Students seeking admission to the PhD program should indicate in the letter of application who would be appropriate as a faculty advisor. Based on student and faculty research interests and availability, each student will be assigned an interim advisor when first admitted. This interim advisor, in consultation with the Associate Chair for Graduate Studies, will assist in determining an individualized program of study for the student. The interim advisor may become the supervisor for the comprehensive examination and for the doctoral thesis.
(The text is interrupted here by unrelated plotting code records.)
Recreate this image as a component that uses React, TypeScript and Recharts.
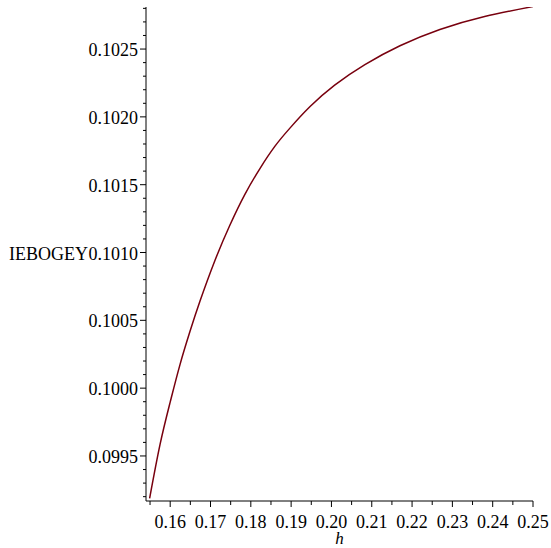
import React from 'react'
import { LineChart, Line, XAxis, YAxis, Label } from 'recharts'

// values
const hValues = [
  0.1549, 0.1575, 0.1600, 0.1624, 0.1649, 0.1674, 0.1711, 0.1748, 0.1785, 0.1823,
  0.1860, 0.1897, 0.1947, 0.2008, 0.2083, 0.2170, 0.2269, 0.2380, 0.25,
]
const iebogeyValues = [
  0.099188, 0.099587, 0.099897, 0.100170, 0.100417, 0.100642, 0.100941, 0.101201, 0.101427, 0.101621,
  0.101784, 0.101917, 0.102076, 0.102234, 0.102385, 0.102524, 0.102644, 0.102740, 0.102813,
]

const xMajorTicks = [0.16, 0.17, 0.18, 0.19, 0.2, 0.21, 0.22, 0.23, 0.24, 0.25]
const xMinorTicks = [0.155, 0.165, 0.175, 0.185, 0.195, 0.205, 0.215, 0.225, 0.235, 0.245]
const xTickLabels = ['0.16', '0.17', '0.18', '0.19', '0.20', '0.21', '0.22', '0.23', '0.24', '0.25']

const yMajorTicks = [0.0995, 0.1, 0.1005, 0.101, 0.1015, 0.102, 0.1025]
const yMinorTicks = [
  0.0992, 0.0993, 0.0994, 0.0996, 0.0997, 0.0998, 0.0999,
  0.1001, 0.1002, 0.1003, 0.1004, 0.1006, 0.1007, 0.1008, 0.1009,
  0.1011, 0.1012, 0.1013, 0.1014, 0.1016, 0.1017, 0.1018, 0.1019,
  0.1021, 0.1022, 0.1023, 0.1024, 0.1026, 0.1027, 0.1028,
]
const yTickLabels = ['0.0995', '0.1000', '0.1005', '0.1010', '0.1015', '0.1020', '0.1025']

const data = hValues.map((h, i) => ({ h, v: iebogeyValues[i] }))

const FONT = '"Liberation Serif", "Times New Roman", serif'

const majorIndex = (list: number[], v: number) => list.findIndex(t => Math.abs(t - v) < 1e-9)

const XTick = (props: any) => {
  const { x, y, payload } = props
  const i = majorIndex(xMajorTicks, payload.value)
  return (
    <g>
      <line x1={x} y1={y} x2={x} y2={y + (i >= 0 ? 6 : 4)} stroke="#000" strokeWidth={1} />
      {i >= 0 && (
        <text x={x} y={y + 27} textAnchor="middle" fontFamily={FONT} fontSize={18} fill="#000">
          {xTickLabels[i]}
        </text>
      )}
    </g>
  )
}

const YTick = (props: any) => {
  const { x, y, payload } = props
  const i = majorIndex(yMajorTicks, payload.value)
  return (
    <g>
      <line x1={x - (i >= 0 ? 6 : 3)} y1={y} x2={x} y2={y} stroke="#000" strokeWidth={1} />
      {i >= 0 && (
        <text x={x - 8} y={y + 7} textAnchor="end" fontFamily={FONT} fontSize={18} fill="#000">
          {yTickLabels[i]}
        </text>
      )}
    </g>
  )
}

export default function App() {
  return (
    <div style={{ position: 'absolute', left: 0, top: 0, background: '#fff' }}>
      <LineChart width={551} height={548} data={data} margin={{ top: 7, right: 18, bottom: 0, left: 0 }}>
        <XAxis
          dataKey="h"
          type="number"
          domain={[0.154, 0.25]}
          allowDataOverflow
          ticks={[...xMinorTicks, ...xMajorTicks].sort((a, b) => a - b)}
          interval={0}
          tick={<XTick />}
          tickLine={false}
          tickSize={0}
          tickMargin={0}
          height={47}
          axisLine={{ stroke: '#000', strokeWidth: 1 }}
        >
          <Label
            content={(p: any) => {
              const vb = p.viewBox
              return (
                <text x={vb.x + vb.width / 2} y={vb.y + 43} textAnchor="middle" fontFamily={FONT}
                  fontStyle="italic" fontSize={17} fill="#000">h</text>
              )
            }}
          />
        </XAxis>
        <YAxis
          type="number"
          domain={[0.099168, 0.10281]}
          allowDataOverflow
          ticks={[...yMinorTicks, ...yMajorTicks].sort((a, b) => a - b)}
          interval={0}
          tick={<YTick />}
          tickLine={false}
          tickSize={0}
          tickMargin={0}
          width={146}
          axisLine={{ stroke: '#000', strokeWidth: 1 }}
        >
          <Label
            content={(p: any) => {
              const vb = p.viewBox
              return (
                <text x={9} y={vb.y + vb.height / 2 + 6} textAnchor="start" fontFamily={FONT}
                  fontSize={18} fill="#000">IEBOGEY</text>
              )
            }}
          />
        </YAxis>
        <Line
          type="natural"
          dataKey="v"
          stroke="#78000E"
          strokeWidth={1.5}
          dot={false}
          isAnimationActive={false}
        />
      </LineChart>
    </div>
  )
}
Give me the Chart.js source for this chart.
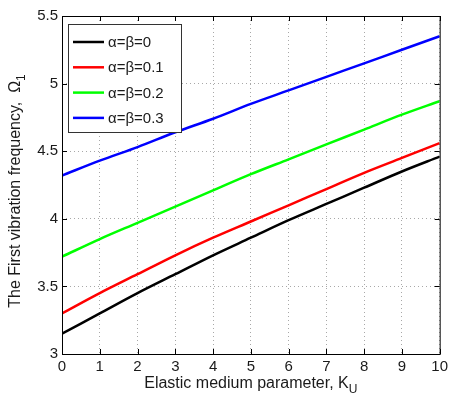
<!DOCTYPE html>
<html>
<head>
<meta charset="utf-8">
<script src="https://cdn.jsdelivr.net/npm/chart.js@4"></script>
<style>
  html, body { margin: 0; padding: 0; background: #fff; }
  #wrap { width: 452px; height: 399px; }
</style>
</head>
<body>
<div id="wrap"><canvas id="freqChart" width="452" height="399"></canvas></div>
<script>
    // elastic medium parameter K_U
    const kuValues = [0, 1, 2, 3, 4, 5, 6, 7, 8, 9, 10];

    // first vibration frequency for each alpha = beta
    const omegaAB0  = [3.15, 3.30, 3.45, 3.59, 3.73, 3.86, 3.99, 4.11, 4.23, 4.35, 4.46];
    const omegaAB01 = [3.30, 3.45, 3.59, 3.73, 3.86, 3.98, 4.10, 4.22, 4.34, 4.45, 4.56];
    const omegaAB02 = [3.72, 3.85, 3.97, 4.09, 4.21, 4.33, 4.44, 4.55, 4.66, 4.77, 4.87];
    const omegaAB03 = [4.32, 4.43, 4.53, 4.64, 4.74, 4.85, 4.95, 5.05, 5.15, 5.25, 5.35];

    const seriesLabels = ['α=β=0', 'α=β=0.1', 'α=β=0.2', 'α=β=0.3'];
    const seriesColors = ['#000000', '#ff0000', '#00ff00', '#0000ff'];
    const seriesData = [omegaAB0, omegaAB01, omegaAB02, omegaAB03];

    const FONT = '"Liberation Sans", Arial, sans-serif';

    // box, inward ticks, axis titles and legend drawn MATLAB style
    const matlabAxes = {
      id: 'matlabAxes',
      afterDraw(chart) {
        const { ctx, chartArea: a, scales: { x, y } } = chart;
        ctx.save();
        ctx.strokeStyle = '#000';
        ctx.lineWidth = 1;
        ctx.strokeRect(a.left + 0.5, a.top + 0.5, a.right - a.left, a.bottom - a.top);

        // inward ticks on all four sides
        const len = 5;
        ctx.beginPath();
        x.ticks.forEach(t => {
          const px = Math.round(x.getPixelForValue(t.value)) + 0.5;
          ctx.moveTo(px, a.bottom); ctx.lineTo(px, a.bottom - len);
          ctx.moveTo(px, a.top); ctx.lineTo(px, a.top + len);
        });
        y.ticks.forEach(t => {
          const py = Math.round(y.getPixelForValue(t.value)) + 0.5;
          ctx.moveTo(a.left, py); ctx.lineTo(a.left + len, py);
          ctx.moveTo(a.right, py); ctx.lineTo(a.right - len, py);
        });
        ctx.stroke();

        // x axis title with subscript U
        ctx.fillStyle = '#1a1a1a';
        ctx.textBaseline = 'alphabetic';
        const xMain = 'Elastic medium parameter, K';
        ctx.font = '12px ' + FONT;
        const subW = ctx.measureText('U').width;
        ctx.font = '16px ' + FONT;
        const mainW = ctx.measureText(xMain).width;
        const cx = (a.left + a.right) / 2;
        const sx = cx - (mainW + subW) / 2;
        ctx.textAlign = 'left';
        ctx.fillText(xMain, sx, 388);
        ctx.font = '12px ' + FONT;
        ctx.fillText('U', sx + mainW, 393);

        // y axis title with subscript 1
        ctx.save();
        ctx.translate(20, (a.top + a.bottom) / 2 + 6);
        ctx.rotate(-Math.PI / 2);
        ctx.font = '16px ' + FONT;
        const yMain = 'The First vibration frequency,  Ω';
        const yW = ctx.measureText(yMain).width;
        ctx.font = '12px ' + FONT;
        const y1W = ctx.measureText('1').width;
        const sy = -(yW + y1W) / 2;
        ctx.font = '16px ' + FONT;
        ctx.fillText(yMain, sy, 0);
        ctx.font = '12px ' + FONT;
        ctx.fillText('1', sy + yW, 5);
        ctx.restore();

        // legend box in upper left
        const lx = 68, ly = 24, lw = 113, lh = 108;
        ctx.fillStyle = '#fff';
        ctx.fillRect(lx, ly, lw, lh);
        ctx.strokeStyle = '#333';
        ctx.strokeRect(lx + 0.5, ly + 0.5, lw, lh);
        chart.data.datasets.forEach((ds, i) => {
          const rowY = 42 + i * 25.3;
          ctx.strokeStyle = ds.borderColor;
          ctx.lineWidth = 2.5;
          ctx.beginPath();
          ctx.moveTo(73, rowY); ctx.lineTo(104, rowY);
          ctx.stroke();
          ctx.fillStyle = '#1a1a1a';
          ctx.font = '15px ' + FONT;
          ctx.textBaseline = 'middle';
          ctx.fillText(ds.label, 108, rowY + 1);
        });
        ctx.restore();
      }
    };

    const freqChart = new Chart(document.getElementById('freqChart'), {
      type: 'line',
      data: {
        labels: kuValues,
        datasets: seriesData.map((vals, i) => ({
          label: seriesLabels[i],
          data: vals.map((v, j) => ({ x: kuValues[j], y: v })),
          borderColor: seriesColors[i],
          backgroundColor: seriesColors[i],
          borderWidth: 2.5,
          pointRadius: 0,
          cubicInterpolationMode: 'monotone',
          fill: false
        }))
      },
      options: {
        responsive: false,
        animation: false,
        devicePixelRatio: 1,
        layout: { padding: { left: 0, right: 9, top: 16, bottom: 0 } },
        plugins: {
          legend: { display: false },
          tooltip: { enabled: false }
        },
        scales: {
          x: {
            type: 'linear',
            min: 0, max: 10,
            afterFit: s => { s.height = 45; },
            ticks: { stepSize: 1, color: '#1a1a1a', font: { family: FONT, size: 15 }, padding: 4, maxRotation: 0 },
            grid: { color: '#a8a8a8', lineWidth: 1, drawTicks: false },
            border: { display: false, dash: [1, 3] }
          },
          y: {
            min: 3, max: 5.5,
            afterFit: s => { s.width = 62; },
            ticks: { stepSize: 0.5, color: '#1a1a1a', font: { family: FONT, size: 15 }, padding: 4,
                     callback: v => String(v) },
            grid: { color: '#a8a8a8', lineWidth: 1, drawTicks: false },
            border: { display: false, dash: [1, 3] }
          }
        }
      },
      plugins: [matlabAxes]
    });
</script>
</body>
</html>
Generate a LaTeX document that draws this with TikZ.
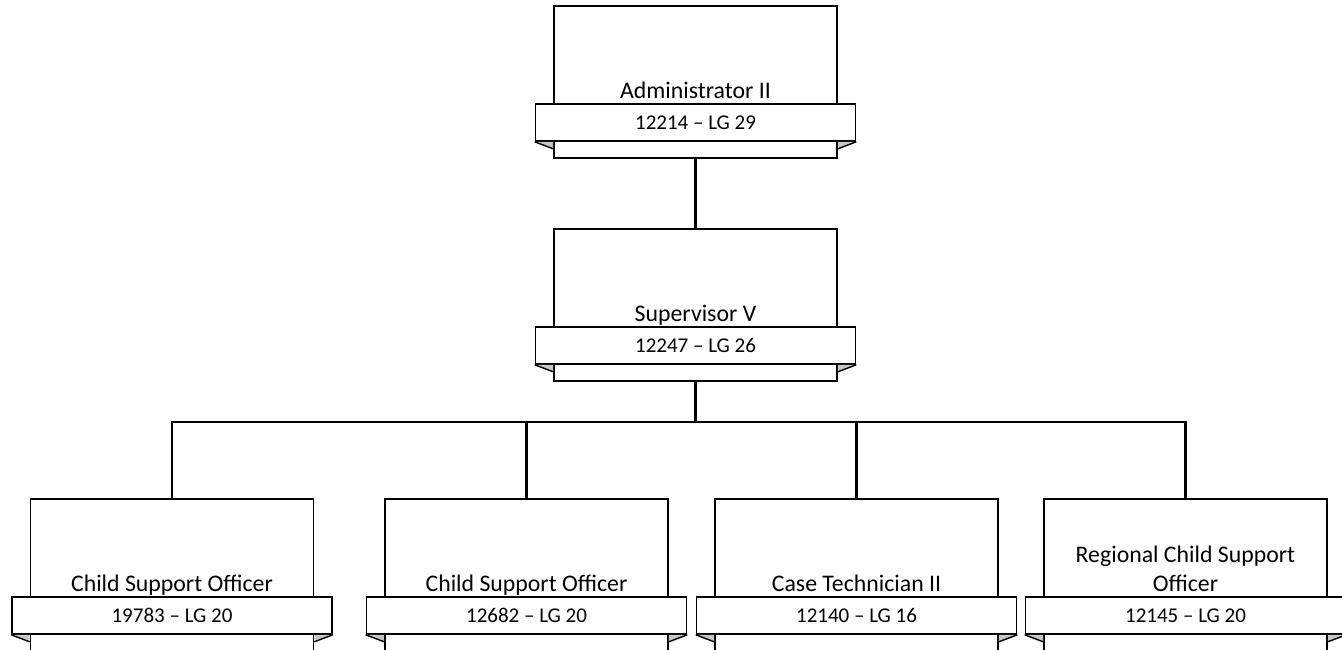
\documentclass[tikz,border=0pt]{standalone}
\usepackage{fontspec}
\setmainfont{Carlito}
\usetikzlibrary{calc}
\newcommand\orgbox[5]{%
  \node[body] (#1) at (#2,#3+76) {};
  \node[title] (#1-t) at (#2,#3+92) {#4};
  \node[banner] (#1-b) at (#2,#3+116.5) {#5};
  \coordinate (#1-fl) at ($(#1-b.south west -| #1.west)+(0,7)$);
  \coordinate (#1-fr) at ($(#1-b.south east -| #1.east)+(0,7)$);
  \fill[foldfill] (#1-b.south west) -- (#1-b.south west -| #1.west) -- (#1-fl) -- cycle;
  \fill[foldfill] (#1-b.south east) -- (#1-b.south east -| #1.east) -- (#1-fr) -- cycle;
  \draw[foldline] (#1-b.south west) -- (#1-fl);
  \draw[foldline] (#1-b.south east) -- (#1-fr);
}
\begin{document}
\begin{tikzpicture}[x=1pt,y=-1pt,
  body/.style={draw, line width=1.6pt, minimum width=283pt, minimum height=152pt, inner sep=0pt, fill=white},
  banner/.style={draw, line width=1.6pt, minimum width=320pt, minimum height=37pt, inner sep=0pt, fill=white, font=\fontsize{21}{25}\selectfont},
  title/.style={anchor=base, align=center, inner sep=0pt, font=\fontsize{23.8}{29}\selectfont},
  foldfill/.style={fill=gray!45},
  foldline/.style={line width=1.4pt},
  link/.style={line width=2.6pt}]
\useasboundingbox (0,0) rectangle (1342,649);
\fill[white] (0,0) rectangle (1342,649);

\orgbox{adm}{695.5}{6}{Administrator II}{12214 -- LG 29}
\orgbox{sup}{695.5}{229}{Supervisor V}{12247 -- LG 26}
\orgbox{c1}{172}{499}{Child Support Officer}{19783 -- LG 20}
\orgbox{c2}{526.5}{499}{Child Support Officer}{12682 -- LG 20}
\orgbox{c3}{856.5}{499}{Case Technician II}{12140 -- LG 16}
\orgbox{c4}{1185.5}{499}{Regional Child Support\\Officer}{12145 -- LG 20}

\coordinate (bus) at (695.5,422);
\draw[link] (adm.south) -- (sup.north);
\draw[link] (sup.south) -- (bus);
\draw[link] (c1.north) |- (bus) -| (c4.north);
\draw[link] (c2.north) -- (c2.north |- bus);
\draw[link] (c3.north) -- (c3.north |- bus);
\end{tikzpicture}
\end{document}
PhD comprehensive examinations

The purpose of the comprehensive examinations is to ensure that doctoral candidates have a broad and comprehensive knowledge and understanding of the field of Recreation and Leisure Studies, including: 1) different methodological and analytical approaches used in the field, and 2) the broad substantive areas of leisure studies. The process is designed to enable candidates to develop/acquire a solid grounding in and understanding of leisure studies. This then provides a foundation for the critical analysis demanded by the dissertation proposal and final defence. The comprehensive examination consists of one written and one oral examination, and the process will normally be completed over a period of six months.

PhD thesis

PhD thesis proposal is required of all PhD students after passing the comprehensive examinations, and before proceeding to data collection. The proposal should contain a detailed statement of the research problem and its significance for a body of leisure-related theory, a precise account of the methodology or research techniques to be employed, plus a detailed outline of the proposed data analyses. The candidate will be required to present and defend this proposal before the thesis committee. The final thesis report based on the completed research must also be successfully defended to satisfy the thesis requirement.

Student evaluation

A review of each student's progress takes place during the month of May each year. Students are evaluated on several criteria, i.e., coursework and resulting grades, progress with regard to the comprehensive examination and thesis work and, where appropriate, reports submitted by the students regarding their research and teaching assistantship activity. A grade average of at least 75% must be maintained.

Financial support

Financial support in the form of teaching and/or research assistantships are provided for full time students during their four years. In addition, PhD students are normally provided with at least one opportunity to teach an undergraduate course. Students are encouraged to apply for scholarships and other forms of financial assistance as well.